Our modern civilization can claim myriad technological achievements and wondrous architectural accomplishment. Unfortunately the wealth and comfort our advances have brought have also wrought untold damage to the natural world that supports us. Hundreds of years of decision making based on convenience and commerce has plundered much of our natural resources and left us depending on unsustainable systems that do direct and indirect damage to the ecosystems that surround us.
Using native plants for landscaping is not just a sentimental exercise based in nostalgia. It is an attempt to remedy the damage our past and current ways of life are inflicting on our habitat.
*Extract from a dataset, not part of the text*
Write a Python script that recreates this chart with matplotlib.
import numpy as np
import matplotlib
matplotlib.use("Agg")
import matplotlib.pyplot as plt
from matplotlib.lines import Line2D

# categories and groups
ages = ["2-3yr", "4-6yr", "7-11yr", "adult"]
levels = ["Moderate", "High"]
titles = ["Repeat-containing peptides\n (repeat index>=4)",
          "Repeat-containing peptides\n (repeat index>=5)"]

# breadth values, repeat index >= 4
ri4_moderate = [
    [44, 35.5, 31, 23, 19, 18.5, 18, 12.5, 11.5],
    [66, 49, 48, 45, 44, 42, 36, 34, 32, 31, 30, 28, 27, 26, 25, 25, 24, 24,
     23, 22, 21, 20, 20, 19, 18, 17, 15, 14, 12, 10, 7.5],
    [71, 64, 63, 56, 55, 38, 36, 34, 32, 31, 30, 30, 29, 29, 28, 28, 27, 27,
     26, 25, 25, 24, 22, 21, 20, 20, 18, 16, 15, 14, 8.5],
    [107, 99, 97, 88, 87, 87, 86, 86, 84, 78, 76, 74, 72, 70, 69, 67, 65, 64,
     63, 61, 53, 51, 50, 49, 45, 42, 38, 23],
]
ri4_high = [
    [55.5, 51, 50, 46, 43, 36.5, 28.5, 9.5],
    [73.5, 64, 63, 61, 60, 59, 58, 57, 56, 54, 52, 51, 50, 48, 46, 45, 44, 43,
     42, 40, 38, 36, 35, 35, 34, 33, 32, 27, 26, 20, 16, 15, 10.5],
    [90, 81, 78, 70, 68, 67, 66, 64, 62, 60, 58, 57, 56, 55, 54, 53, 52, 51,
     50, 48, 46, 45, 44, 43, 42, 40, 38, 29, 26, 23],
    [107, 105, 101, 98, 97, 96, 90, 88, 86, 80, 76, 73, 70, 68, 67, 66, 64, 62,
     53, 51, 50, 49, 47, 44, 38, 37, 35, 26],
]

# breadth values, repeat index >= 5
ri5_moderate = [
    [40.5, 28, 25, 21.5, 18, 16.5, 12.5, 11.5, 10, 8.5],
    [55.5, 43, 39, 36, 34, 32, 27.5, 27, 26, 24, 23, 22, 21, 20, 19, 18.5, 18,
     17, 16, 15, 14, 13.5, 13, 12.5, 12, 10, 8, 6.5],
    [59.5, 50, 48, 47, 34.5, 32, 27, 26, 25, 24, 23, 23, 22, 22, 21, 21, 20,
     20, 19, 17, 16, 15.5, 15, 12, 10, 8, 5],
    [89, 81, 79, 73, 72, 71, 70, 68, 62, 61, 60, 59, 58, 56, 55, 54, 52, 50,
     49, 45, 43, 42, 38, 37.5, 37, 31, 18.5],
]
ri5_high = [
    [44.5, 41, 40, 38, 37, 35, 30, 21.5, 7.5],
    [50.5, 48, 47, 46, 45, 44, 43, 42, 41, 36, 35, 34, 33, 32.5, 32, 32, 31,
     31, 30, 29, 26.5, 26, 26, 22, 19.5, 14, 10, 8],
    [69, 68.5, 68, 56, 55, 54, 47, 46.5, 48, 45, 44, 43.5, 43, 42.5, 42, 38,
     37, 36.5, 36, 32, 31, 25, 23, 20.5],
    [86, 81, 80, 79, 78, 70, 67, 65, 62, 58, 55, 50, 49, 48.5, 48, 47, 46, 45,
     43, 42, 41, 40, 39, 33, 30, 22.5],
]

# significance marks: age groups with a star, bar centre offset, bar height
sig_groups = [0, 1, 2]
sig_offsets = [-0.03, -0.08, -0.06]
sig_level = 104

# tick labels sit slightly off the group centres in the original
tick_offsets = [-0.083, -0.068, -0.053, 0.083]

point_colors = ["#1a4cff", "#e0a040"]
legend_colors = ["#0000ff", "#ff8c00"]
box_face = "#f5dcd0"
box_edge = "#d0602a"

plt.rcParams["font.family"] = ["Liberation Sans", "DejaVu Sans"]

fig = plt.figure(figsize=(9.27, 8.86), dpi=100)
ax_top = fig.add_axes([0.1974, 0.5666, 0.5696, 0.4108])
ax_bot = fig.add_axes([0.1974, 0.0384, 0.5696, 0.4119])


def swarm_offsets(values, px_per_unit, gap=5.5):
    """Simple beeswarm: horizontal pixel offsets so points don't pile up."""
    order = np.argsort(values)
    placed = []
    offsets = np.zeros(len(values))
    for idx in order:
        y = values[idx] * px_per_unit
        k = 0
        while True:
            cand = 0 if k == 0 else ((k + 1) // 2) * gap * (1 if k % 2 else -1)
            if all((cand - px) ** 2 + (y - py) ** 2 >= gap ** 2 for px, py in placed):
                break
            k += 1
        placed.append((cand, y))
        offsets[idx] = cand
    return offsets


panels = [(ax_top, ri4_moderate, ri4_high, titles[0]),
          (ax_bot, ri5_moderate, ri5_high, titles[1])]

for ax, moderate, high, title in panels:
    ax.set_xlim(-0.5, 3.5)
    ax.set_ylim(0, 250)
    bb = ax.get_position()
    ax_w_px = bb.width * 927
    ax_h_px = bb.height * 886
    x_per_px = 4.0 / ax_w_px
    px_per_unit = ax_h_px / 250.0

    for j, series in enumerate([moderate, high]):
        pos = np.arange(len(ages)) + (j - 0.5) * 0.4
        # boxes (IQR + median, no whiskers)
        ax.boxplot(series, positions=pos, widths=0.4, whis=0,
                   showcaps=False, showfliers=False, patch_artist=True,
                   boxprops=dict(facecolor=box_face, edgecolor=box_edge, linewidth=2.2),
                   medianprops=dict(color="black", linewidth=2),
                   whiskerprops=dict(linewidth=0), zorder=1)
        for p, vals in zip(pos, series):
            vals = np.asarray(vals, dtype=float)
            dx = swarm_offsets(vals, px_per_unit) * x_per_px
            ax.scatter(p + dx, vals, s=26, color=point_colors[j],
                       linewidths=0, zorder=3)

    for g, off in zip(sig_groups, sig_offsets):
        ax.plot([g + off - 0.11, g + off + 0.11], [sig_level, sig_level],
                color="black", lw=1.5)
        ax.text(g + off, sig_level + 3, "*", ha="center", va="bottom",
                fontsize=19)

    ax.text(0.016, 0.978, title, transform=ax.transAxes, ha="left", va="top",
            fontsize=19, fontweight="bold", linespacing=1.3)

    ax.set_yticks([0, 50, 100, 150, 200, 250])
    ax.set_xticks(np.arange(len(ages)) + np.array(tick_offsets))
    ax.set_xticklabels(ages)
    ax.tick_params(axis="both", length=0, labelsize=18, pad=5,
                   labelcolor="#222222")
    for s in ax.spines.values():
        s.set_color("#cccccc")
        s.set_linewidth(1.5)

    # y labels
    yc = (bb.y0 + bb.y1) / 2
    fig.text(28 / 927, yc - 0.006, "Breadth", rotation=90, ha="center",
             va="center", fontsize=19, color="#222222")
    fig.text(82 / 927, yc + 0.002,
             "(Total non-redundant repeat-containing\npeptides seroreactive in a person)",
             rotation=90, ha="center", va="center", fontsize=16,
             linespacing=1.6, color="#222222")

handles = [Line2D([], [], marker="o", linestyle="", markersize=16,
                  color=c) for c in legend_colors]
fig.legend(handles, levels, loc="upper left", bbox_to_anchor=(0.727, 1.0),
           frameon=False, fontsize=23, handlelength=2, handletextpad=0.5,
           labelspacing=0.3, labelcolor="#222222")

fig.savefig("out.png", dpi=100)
The clear-cutting of the expansive hardwood forests; the transforming of streams to sewers; the ever-expanding accretion of asphalt and concrete; and finally the importation of alien plants to use as ornament in our landscapes, has rendered great parts of our communities sterile and toxic.
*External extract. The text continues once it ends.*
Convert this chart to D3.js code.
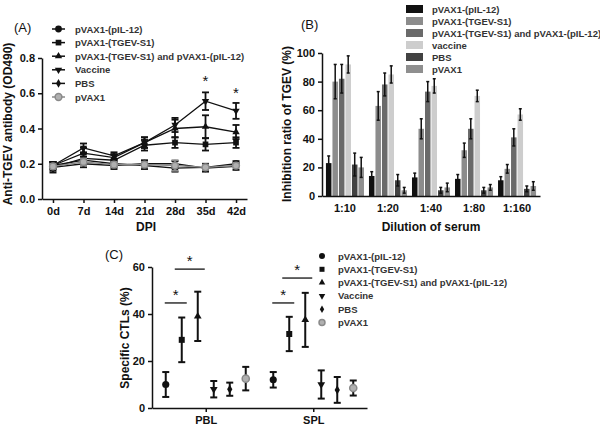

It is a seldom considered aspect of our socialization that influences us to equate aesthetic pleasure and idyllic comfort with daffodils, tulips and turf lawns bereft of weeds. Unfortunately this landscaping motif undercuts the very biological systems that support life on our planet. Ridding our world of insects, bacterium, and plants that don't fit current fashion destroys the food webs and biodiversity that ultimately support us all.
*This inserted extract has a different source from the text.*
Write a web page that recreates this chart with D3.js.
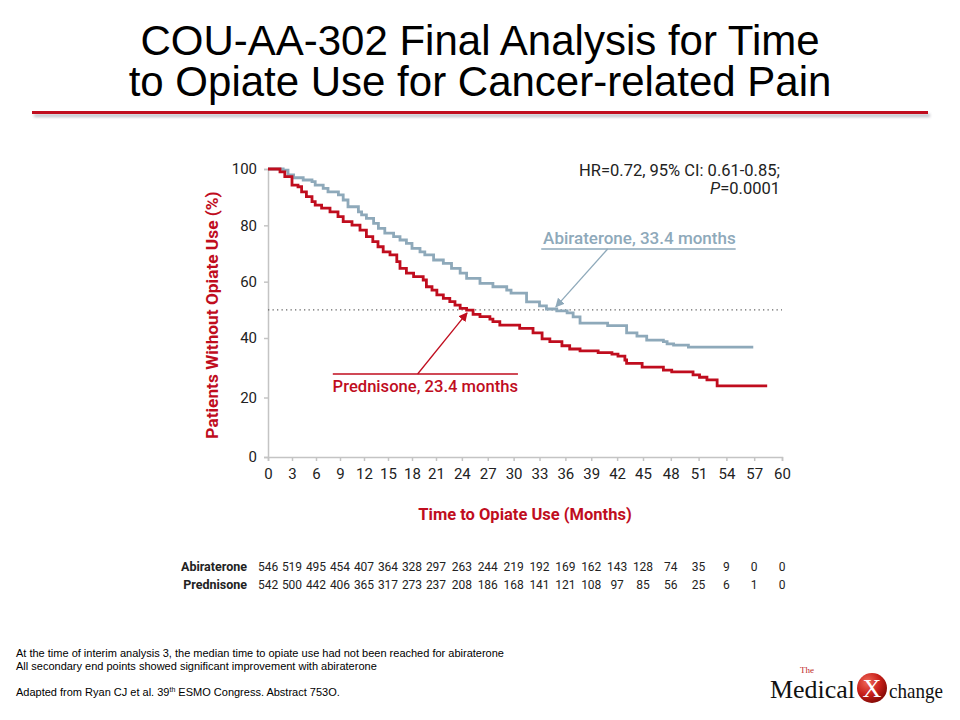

Do not despair! There is something we can do! We can mitigate some of the natural degradation caused by our development, and use what green space remains to support the surviving ecosystem. In other words, gardening for habitat as well as beauty! In order to halt further extinctions, we need to use the plants that co-evolved within our local ecosystems. Native insects and micro-organisms evolved adaptations to subsist on the chemistry of native plants. They simply do not poses the ability to have the same relationships with European or Asian plants. If we start treating our yards as part of a greater habitat, including native plants in our gardens could help our populations of endangered wildlife coexist with us sustainably.